The small wealthy class at the pinnacle and a large underclass of underemployed impoverished workers also sets the stage for a destabilized society with a higher crime rate, greater drug and alcohol abuse, child and spouse abuse, and the disintegration of the family. Can we as a society really afford the fall out from the harsh new economy of the Second Gilded Age? Go back and study the novels of Dickens and others to find out what social conditions were really like in Victorian England and America at that time.

Alcoholism, prostitution, lack of stable family was the norm for the working class. Family life, as we know it now, was practically non-existent among the blue collar workers in the an urban environment. It was only with the advent of the middle class that we truly got a large number of people in stable nuclear families, which we now take for granted.

We should be going forward, not sliding back.

But I think a backlash is coming. There is a groundswell of discontent rising from an increasingly anxious middle class, and Democrats are more and more attuned to it.

And that brings me to the second New York Times piece. According to yesterday’s article, Nancy Pelosi has given Democrats their marching orders. As Robin Toner reported, Pelosi gave this blunt assessment, "The American people want to know what we’re doing about their economic security.” So Congress will be taking up economic issues including the negative effects of free trade and globalization on workers and communities.
On Capitol Hill and on the presidential campaign trail, Democrats are increasingly moving toward a full-throated populist critique of the current economy.
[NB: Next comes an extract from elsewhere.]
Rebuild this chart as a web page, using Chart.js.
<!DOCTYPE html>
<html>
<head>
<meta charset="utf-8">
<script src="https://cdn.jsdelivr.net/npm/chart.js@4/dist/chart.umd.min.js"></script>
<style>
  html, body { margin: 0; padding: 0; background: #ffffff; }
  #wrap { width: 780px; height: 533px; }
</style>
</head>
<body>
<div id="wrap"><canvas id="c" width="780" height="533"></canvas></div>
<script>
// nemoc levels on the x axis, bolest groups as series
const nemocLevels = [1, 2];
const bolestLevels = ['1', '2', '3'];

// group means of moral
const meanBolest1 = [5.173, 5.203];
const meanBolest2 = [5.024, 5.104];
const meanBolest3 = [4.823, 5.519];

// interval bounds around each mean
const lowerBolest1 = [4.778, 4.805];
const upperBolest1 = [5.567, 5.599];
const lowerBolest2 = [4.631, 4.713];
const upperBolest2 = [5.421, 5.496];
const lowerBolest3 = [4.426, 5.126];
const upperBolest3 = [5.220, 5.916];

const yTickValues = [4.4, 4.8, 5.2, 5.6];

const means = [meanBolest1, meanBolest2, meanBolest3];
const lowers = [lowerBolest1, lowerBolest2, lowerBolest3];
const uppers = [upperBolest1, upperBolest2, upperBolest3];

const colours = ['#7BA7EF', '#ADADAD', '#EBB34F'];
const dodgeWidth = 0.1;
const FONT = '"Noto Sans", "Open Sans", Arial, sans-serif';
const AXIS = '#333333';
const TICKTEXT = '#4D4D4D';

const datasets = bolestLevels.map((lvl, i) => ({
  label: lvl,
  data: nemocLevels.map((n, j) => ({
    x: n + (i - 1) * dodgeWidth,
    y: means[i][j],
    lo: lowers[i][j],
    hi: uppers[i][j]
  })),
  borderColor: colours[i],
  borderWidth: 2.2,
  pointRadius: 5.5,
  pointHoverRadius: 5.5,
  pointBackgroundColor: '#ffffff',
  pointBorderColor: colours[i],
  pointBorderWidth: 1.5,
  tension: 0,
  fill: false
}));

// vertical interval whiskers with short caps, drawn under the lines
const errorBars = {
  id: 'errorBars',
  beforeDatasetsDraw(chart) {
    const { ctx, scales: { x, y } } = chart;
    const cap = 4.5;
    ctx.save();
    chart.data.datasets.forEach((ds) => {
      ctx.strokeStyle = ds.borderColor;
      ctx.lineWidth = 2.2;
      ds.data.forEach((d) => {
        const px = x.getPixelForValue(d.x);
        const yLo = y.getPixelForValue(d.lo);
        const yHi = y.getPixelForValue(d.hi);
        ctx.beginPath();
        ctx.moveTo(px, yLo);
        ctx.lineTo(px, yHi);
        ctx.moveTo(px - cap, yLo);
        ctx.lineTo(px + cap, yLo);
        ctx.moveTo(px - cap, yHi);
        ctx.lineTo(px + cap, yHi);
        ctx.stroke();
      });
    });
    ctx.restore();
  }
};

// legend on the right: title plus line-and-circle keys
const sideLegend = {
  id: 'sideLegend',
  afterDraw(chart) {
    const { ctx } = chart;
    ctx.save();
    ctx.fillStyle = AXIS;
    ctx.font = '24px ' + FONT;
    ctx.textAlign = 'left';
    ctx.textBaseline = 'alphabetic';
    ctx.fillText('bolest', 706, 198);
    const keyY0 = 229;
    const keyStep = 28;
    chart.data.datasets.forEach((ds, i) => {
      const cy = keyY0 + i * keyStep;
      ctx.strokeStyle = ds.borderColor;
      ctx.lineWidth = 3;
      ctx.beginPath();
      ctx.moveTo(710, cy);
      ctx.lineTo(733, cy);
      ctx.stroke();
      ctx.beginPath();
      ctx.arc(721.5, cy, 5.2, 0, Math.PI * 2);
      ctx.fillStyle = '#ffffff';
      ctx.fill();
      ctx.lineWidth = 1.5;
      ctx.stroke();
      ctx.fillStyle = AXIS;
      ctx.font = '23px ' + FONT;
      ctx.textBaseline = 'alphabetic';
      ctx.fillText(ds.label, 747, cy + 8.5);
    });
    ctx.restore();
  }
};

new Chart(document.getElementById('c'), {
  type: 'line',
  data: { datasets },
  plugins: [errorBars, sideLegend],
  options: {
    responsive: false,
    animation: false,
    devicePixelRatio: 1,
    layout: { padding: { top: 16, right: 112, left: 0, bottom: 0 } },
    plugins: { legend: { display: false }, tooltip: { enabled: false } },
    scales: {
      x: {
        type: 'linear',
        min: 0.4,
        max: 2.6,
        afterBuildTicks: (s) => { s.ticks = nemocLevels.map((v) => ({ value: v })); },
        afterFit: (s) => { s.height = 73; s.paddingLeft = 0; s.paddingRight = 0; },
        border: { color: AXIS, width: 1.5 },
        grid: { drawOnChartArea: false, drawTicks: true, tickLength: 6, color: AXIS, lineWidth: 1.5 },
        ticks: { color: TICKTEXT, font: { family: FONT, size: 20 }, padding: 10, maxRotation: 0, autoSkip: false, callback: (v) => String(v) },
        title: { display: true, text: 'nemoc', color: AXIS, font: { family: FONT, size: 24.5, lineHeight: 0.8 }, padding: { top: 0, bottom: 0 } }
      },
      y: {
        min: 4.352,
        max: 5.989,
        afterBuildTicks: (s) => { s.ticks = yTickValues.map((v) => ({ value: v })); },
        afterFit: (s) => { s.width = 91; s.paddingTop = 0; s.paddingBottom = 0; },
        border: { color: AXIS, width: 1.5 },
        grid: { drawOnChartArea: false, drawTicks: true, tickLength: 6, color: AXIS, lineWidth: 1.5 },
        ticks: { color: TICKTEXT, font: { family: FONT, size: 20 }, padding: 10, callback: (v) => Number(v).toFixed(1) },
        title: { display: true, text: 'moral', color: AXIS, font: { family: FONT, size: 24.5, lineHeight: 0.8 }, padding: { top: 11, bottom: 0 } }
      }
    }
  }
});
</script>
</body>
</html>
Clearly influenced by some of their most successful candidates in last year’s Congressional elections, Democrats are talking more and more about the anemic growth in American wages and the negative effects of trade and a globalized economy on American jobs and communities. They deplore what they call a growing gap between the middle class, which is struggling to adjust to a changing job market, and the affluent elites who have prospered in the new economy. Senator Hillary Rodham Clinton, Democrat of New York, calls it “trickle-down economics without the trickle.”

But the latest populist resurgence is deeply rooted in a view that current economic conditions are difficult and deteriorating for many people, analysts say, and it is now framing debates over tax policy, education, trade, energy and health care. Last week, Senate Democrats held hearings on proposals to raise taxes on some of the highest fliers on Wall Street, the people at the top of private equity and hedge fund firms.
An interesting counterpoint to the laissez faire capitalists and anything goes free traders who would drag the middle class backwards for the sake of their own greed.

I think the party that says "enough" to the corporate greed that is bleeding the middle class dry - both investors and workers - will be the one that dominates the elections. The party that speaks to the concerns of the average voter will ride the wave of economic populism into the new century and, hopefully, return us to the prosperity of the fifties and sixties when unions were stronger, corporations felt a sense of loyalty to their workers, and ordinary people were able to sleep securely at night, knowing they and their families were covered by adequate health insurance, they could save for their children's educations and still have enoug left over to retire with dignity and be independent in their last years. Modest ambitions, compared to the robber barons of the new gilded age.

But perhaps that's why we've got to challenge the greedy whose emphasis is on robber, not just baron.